Time Out says
No one escapes unscathed in Eddie Perfect’s blood-soaked satire of middle-class Australia – not even audiences
What’s the deal with iceberg lettuce? First, it was popular, then it became incredibly unfashionable, as we cycled through all sorts of other leaves, from baby spinach, to rocket and mesclun, to kale… and now we’re back at iceberg lettuce. We’re eating whole wedges of the stuff, drizzled with sauce, and paying $20 for the privilege.
This is a legitimate question, asked by Eddie Perfect, in character as Baird, in the second act of The Beast, a black-as-tar satire that uses foodie-ism as a framework to make a much larger point. Originally commissioned for the Melbourne Theatre Company in 2013, Perfect's script has been updated with au courant pop cultural references, which is crucial in a play where keeping up with the Joneses is everything. Directed by Simon Phillips, it’s a rollicking good time, with a vicious afterburn. The text has a regular theatre-going audience firmly in its crosshairs.
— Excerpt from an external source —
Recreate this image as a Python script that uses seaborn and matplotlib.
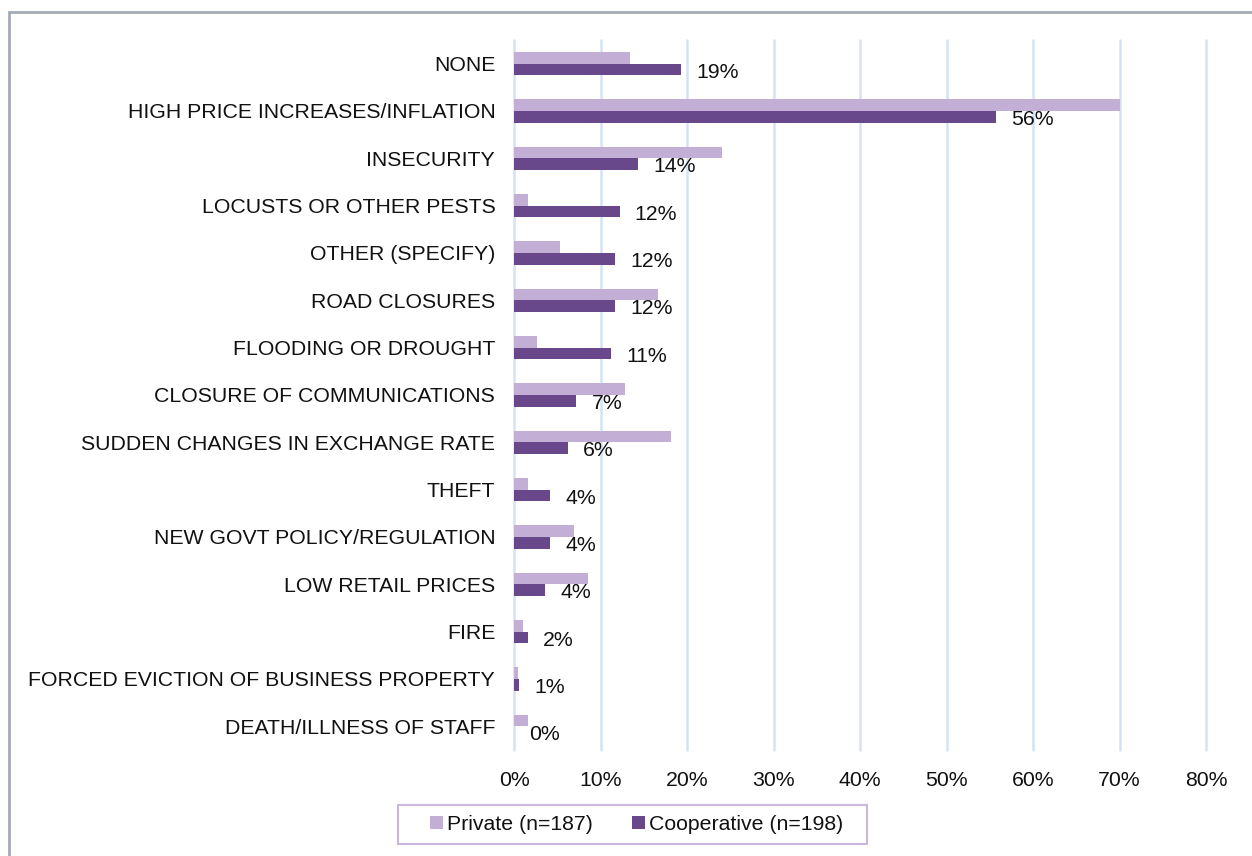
import matplotlib
matplotlib.use("Agg")
import matplotlib.pyplot as plt
from matplotlib.patches import Rectangle
import pandas as pd
import seaborn as sns

categories = [
    "NONE",
    "HIGH PRICE INCREASES/INFLATION",
    "INSECURITY",
    "LOCUSTS OR OTHER PESTS",
    "OTHER (SPECIFY)",
    "ROAD CLOSURES",
    "FLOODING OR DROUGHT",
    "CLOSURE OF COMMUNICATIONS",
    "SUDDEN CHANGES IN EXCHANGE RATE",
    "THEFT",
    "NEW GOVT POLICY/REGULATION",
    "LOW RETAIL PRICES",
    "FIRE",
    "FORCED EVICTION OF BUSINESS PROPERTY",
    "DEATH/ILLNESS OF STAFF",
]
private = [13.4, 70.0, 24.1, 1.6, 5.3, 16.6, 2.7, 12.8, 18.2, 1.6, 6.9, 8.6, 1.0, 0.5, 1.6]
cooperative = [19.3, 55.7, 14.3, 12.2, 11.7, 11.7, 11.2, 7.2, 6.2, 4.2, 4.2, 3.6, 1.6, 0.6, 0.0]
series_names = ["Private (n=187)", "Cooperative (n=198)"]
x_ticks = [0, 10, 20, 30, 40, 50, 60, 70, 80]

df = pd.DataFrame({
    "category": categories * 2,
    "share": private + cooperative,
    "group": [series_names[0]] * len(categories) + [series_names[1]] * len(categories),
})

sns.set_theme(style="white")
plt.rcParams["font.family"] = ["Liberation Sans", "DejaVu Sans"]
FS = 15.3
W, H = 1252, 856

fig = plt.figure(figsize=(W / 100, H / 100), dpi=100)
ax = fig.add_axes([514 / W, 1 - 750 / H, 692 / W, 710 / H])

palette = {series_names[0]: "#C3AED6", series_names[1]: "#68488A"}
sns.barplot(data=df, y="category", x="share", hue="group", order=categories,
            hue_order=series_names, palette=palette, orient="h", width=0.49,
            linewidth=0, saturation=1, ax=ax, legend=True)

ax.set_xlim(0, 80)
ax.set_ylim(len(categories) - 0.5, -0.5)
ax.set_xticks(x_ticks)
ax.set_xticklabels([f"{t}%" for t in x_ticks])
ax.set_xlabel("")
ax.set_ylabel("")
ax.grid(axis="x", color="#D6E2F4", linewidth=1.8)
ax.grid(axis="y", visible=False)
ax.set_axisbelow(True)
for gl in ax.get_xgridlines():
    gl.set_clip_on(False)
for s in ax.spines.values():
    s.set_visible(False)
ax.tick_params(axis="y", length=0, pad=13.5, labelsize=FS, colors="#111111")
ax.tick_params(axis="x", length=0, pad=15, labelsize=FS, colors="#111111")

# value labels for the cooperative series
coop_bars = ax.containers[1]
for patch, val in zip(coop_bars.patches, cooperative):
    yc = patch.get_y() + patch.get_height() / 2
    ax.annotate(f"{val:.0f}%", xy=(patch.get_width(), yc), xytext=(11, -2),
                textcoords="offset points", ha="left", va="center",
                fontsize=FS, color="#111111")

# legend below the plot, inside a wide square box
handles, labels = ax.get_legend_handles_labels()
ax.get_legend().remove()
leg = fig.legend(handles, labels, loc="center", bbox_to_anchor=(637 / W, 1 - 824.5 / H),
                 ncol=2, frameon=False, fontsize=FS,
                 handlelength=0.6, handleheight=0.6, handletextpad=0.2,
                 columnspacing=1.83, borderpad=0.3, borderaxespad=0)
for t in leg.get_texts():
    t.set_color("#111111")
fig.patches.append(Rectangle((398 / W, 1 - 844 / H), (867 - 398) / W, 39 / H,
                             transform=fig.transFigure, fill=False,
                             edgecolor="#C9B8DC", linewidth=1.5))

# outer chart border
fig.patches.append(Rectangle((9 / W, -0.2), 1.2, 1.2 - 11.5 / H, transform=fig.transFigure,
                             fill=False, edgecolor="#A3ABB3", linewidth=2.0, clip_on=False))

fig.savefig("out.png", dpi=100)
The Beast centres, as so many plays do, on a dinner party held by three affluent, white couples in their late thirties. It’s prologue, however, is set on a yacht. Our three male protagonists – tech entrepreneur Simon (Rohan Nichol – playing insufferable smugness for big laughs); law firm partner Rob (Toby Truslove, bringing an endearing man-child energy); and Baird, a man with a more humble occupation – are trapped on the boat in the middle of nowhere having gone on a fishing expedition in the middle of a tropical cyclone. Their guide on this expedition, Skipper (one of three characters played by Peter Houghton), has only had his boat licence for a few months, and is now tripping balls, having drunk three litres of seawater. Things do not look good.
In the next scene, we learn that while our men were rescued, things haven’t been the same since the boat. Rob has been put on gardening leave by his firm for erratic behaviour and his wife Sue (Heidi Arena, channeling a young Prue or Trude) has dragged him out to a scenic village in a posh part of the countryside to repair and rebuild.
Simon, Baird and their significant others Gen (Christie Whelan Browne as a brow-beaten trophy wife) and Marg (Alison Bell, filled with sass and bile) all live nearby, hence, the dinner party. From there, the play flips between violent, gross-out slapstick and bourgeois comedy of manners. This is satire that goes straight for the throat, and the gut, and it’s riddled with f-bombs, faux gang bangs, and literal, slimy viscera. Both the slapstick and more subtle jibes solicit big laughs, but it’s in the latter that the real meat of the play can be found.
Sue and Simon are very concerned with living an #organic #sustainable #authentic existences. They also cartoonishly hideous people, and Arena and Nicol both excel at flaunting their flaws. The rest of the cast have a bit more heart, and there are some moments of genuine tenderness amid the caustic humour, especially between Rob and Gen, who bond over their status as constant disappointments. The patois between Baird and Marg, too, has a side of sweetness. Some scenes in the play drag on just a hair too long, but the whole never loses momentum.
Dale Ferguson’s set is appealingly minimal, to match the Architectural Digest-inspired taste of the characters. Transitions are zippy, with frenetic music by Alan John, and strobing lights.
French philosopher Pierre Bourdieu is most famous for his theory of habitus. Habitus is a sort of social programming, a way of carrying oneself, articulating one’s tastes and acting on the world that reveals core facts, like one’s social class or religion. Habitus is ingrained from birth, and therefore, almost impossible to fake. The Beast brings this theory to life. It highlights all the subtle ways one can achieve, or fail at, the presentation of wealth and sophistication. This theme is especially prescient in Australia, a country where we like to pretend social classes do not exist.
The capitalist class will go to great lengths to perpetuate its privilege. At the dark conclusion of The Beast, there’s nothing metaphoric about those lengths.